The tests stopped when the Berlin Wall came down, having earned the state millions of deutsche marks. But just how much each study earned can no longer be determined because many of the files were lost after the GDR's Health Ministry was dissolved. But some medication trials are shown to have brought in up to 860,000 deutsche marks.
Research as to whether patients were informed about their unknowing participation in the trials likewise failed to provide much clarity. Despite repeated inquiries at the archives of both hospitals and pharmaceutical companies, the legally valid written consent of patients remains missing. Naturally, they tried contacting the successor companies to Hoechst and Sandoz, Opitz says, but to no avail.
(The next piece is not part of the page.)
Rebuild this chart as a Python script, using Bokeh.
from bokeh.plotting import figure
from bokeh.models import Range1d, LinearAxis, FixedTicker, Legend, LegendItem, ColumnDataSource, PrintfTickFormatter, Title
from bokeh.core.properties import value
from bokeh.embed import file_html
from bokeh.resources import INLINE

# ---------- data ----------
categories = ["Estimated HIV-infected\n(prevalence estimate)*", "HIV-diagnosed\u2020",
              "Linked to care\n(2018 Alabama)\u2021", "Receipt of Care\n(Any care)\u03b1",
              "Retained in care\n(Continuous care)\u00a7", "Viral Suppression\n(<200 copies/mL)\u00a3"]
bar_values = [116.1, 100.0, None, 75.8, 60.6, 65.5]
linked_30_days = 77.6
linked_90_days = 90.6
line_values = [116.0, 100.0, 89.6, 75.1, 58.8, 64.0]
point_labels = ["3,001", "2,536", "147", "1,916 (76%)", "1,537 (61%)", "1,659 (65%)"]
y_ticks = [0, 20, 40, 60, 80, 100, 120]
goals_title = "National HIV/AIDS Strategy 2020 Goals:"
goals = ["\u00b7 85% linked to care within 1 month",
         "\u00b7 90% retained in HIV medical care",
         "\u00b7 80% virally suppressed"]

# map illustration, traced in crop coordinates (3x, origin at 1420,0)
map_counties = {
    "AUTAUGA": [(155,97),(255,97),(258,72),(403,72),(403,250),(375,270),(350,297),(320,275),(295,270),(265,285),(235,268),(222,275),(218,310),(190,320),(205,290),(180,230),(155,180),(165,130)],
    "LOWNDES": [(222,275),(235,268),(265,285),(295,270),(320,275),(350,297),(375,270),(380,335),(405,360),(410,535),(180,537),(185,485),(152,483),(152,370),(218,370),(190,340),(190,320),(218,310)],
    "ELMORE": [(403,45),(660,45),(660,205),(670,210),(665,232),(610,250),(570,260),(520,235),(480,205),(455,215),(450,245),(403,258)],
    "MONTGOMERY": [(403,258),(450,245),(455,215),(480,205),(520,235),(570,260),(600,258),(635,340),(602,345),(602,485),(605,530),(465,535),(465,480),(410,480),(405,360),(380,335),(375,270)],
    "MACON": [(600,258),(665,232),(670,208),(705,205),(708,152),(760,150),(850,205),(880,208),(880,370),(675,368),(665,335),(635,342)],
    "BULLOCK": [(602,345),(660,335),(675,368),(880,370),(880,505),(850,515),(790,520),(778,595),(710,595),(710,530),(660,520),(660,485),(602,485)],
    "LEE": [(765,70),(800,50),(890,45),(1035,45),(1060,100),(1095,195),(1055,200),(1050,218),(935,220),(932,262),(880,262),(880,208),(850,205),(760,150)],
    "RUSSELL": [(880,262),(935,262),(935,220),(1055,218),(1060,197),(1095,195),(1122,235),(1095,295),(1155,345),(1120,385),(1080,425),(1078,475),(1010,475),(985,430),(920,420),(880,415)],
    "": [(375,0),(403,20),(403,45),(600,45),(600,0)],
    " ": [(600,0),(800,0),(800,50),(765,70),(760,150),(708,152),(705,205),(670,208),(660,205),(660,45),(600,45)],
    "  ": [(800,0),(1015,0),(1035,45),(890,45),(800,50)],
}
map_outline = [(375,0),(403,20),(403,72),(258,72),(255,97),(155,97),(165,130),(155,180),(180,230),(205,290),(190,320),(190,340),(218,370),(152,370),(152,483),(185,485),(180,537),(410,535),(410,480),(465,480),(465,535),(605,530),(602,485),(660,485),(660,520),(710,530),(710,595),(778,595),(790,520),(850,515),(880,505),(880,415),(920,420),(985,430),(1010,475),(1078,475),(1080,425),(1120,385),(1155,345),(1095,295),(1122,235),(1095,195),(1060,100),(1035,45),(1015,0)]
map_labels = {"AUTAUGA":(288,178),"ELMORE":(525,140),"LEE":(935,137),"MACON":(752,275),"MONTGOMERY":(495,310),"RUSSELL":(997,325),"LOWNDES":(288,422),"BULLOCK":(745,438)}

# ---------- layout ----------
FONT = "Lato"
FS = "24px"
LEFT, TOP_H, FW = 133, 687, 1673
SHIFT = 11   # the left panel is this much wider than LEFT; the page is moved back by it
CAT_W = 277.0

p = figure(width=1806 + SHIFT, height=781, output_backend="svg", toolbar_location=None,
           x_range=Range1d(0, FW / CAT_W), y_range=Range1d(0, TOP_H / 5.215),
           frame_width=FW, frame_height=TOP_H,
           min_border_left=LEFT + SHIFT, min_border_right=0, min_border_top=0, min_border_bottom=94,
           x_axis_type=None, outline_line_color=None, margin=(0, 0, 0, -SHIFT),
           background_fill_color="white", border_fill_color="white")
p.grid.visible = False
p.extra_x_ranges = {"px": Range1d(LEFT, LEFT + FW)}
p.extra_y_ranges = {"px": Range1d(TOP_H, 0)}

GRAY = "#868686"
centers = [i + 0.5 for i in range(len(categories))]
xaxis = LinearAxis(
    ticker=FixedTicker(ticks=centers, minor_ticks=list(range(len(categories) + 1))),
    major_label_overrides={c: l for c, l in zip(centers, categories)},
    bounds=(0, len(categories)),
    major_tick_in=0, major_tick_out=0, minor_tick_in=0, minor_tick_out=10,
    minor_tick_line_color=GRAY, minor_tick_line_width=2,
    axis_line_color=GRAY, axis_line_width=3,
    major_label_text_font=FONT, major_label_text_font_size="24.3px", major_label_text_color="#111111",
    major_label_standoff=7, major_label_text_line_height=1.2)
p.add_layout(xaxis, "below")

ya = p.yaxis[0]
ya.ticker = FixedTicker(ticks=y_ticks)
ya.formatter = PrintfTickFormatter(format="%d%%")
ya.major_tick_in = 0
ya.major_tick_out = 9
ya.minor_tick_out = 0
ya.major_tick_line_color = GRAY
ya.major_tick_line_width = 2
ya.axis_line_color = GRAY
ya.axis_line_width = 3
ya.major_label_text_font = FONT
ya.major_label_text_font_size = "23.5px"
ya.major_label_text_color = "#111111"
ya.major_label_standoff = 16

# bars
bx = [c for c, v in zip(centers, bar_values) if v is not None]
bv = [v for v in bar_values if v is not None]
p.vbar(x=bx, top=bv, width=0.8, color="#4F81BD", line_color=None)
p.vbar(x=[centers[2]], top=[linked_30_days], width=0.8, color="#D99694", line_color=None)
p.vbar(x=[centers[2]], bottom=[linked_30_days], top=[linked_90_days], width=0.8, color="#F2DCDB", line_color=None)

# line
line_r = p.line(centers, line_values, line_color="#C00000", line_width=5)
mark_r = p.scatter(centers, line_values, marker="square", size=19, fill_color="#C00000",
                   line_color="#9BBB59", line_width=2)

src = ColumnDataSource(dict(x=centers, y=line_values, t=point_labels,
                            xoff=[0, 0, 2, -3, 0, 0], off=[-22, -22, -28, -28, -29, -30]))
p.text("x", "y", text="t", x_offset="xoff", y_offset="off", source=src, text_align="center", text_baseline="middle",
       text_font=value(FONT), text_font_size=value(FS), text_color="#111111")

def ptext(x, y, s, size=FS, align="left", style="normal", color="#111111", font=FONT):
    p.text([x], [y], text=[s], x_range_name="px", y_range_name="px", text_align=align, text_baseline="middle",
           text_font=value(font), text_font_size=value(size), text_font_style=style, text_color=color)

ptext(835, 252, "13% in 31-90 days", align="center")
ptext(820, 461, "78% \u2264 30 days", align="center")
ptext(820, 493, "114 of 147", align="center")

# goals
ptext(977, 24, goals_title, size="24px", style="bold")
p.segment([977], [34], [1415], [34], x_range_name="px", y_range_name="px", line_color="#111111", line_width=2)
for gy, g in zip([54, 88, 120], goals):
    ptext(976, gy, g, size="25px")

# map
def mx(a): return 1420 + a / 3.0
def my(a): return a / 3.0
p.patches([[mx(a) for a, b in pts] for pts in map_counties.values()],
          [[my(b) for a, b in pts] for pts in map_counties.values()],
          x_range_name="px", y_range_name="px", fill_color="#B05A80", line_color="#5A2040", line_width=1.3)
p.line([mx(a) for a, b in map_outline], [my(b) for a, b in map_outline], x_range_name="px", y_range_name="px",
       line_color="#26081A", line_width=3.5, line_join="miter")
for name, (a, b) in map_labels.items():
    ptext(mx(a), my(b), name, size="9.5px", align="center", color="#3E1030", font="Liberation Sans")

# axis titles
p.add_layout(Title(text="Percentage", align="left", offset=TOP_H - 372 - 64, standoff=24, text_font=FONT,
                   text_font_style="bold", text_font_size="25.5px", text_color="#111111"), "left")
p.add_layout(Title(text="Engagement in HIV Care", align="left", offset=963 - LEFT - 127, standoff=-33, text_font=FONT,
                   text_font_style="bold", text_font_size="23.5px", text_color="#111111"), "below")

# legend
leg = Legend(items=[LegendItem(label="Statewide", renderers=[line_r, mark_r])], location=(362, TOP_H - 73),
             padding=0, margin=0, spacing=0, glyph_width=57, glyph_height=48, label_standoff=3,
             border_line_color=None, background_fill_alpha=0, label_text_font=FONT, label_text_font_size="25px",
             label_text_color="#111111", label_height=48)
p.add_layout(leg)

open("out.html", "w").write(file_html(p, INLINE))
Sanofi-Aventis, however, was cooperative and sent a number of test files for patient Gerhard Lehrer out of the archive they took over from Hoechst.
But supposedly neither pharmaceutical industry associations nor the responsible ministries could produce a responsible party who knew about the cross-border tests. Still, the journalists were able to find some workers who had organized tests by Hoechst in the GDR, though on-camera interviews were refused on both sides of the former border.
Just one former GDR doctor was willing to discuss his testing assignments on the patients who were interviewed. But most former East German doctors would prefer to remember their health care services during that time as free of political and economic pressure, Opitz says. His documentary proves that this was not the case.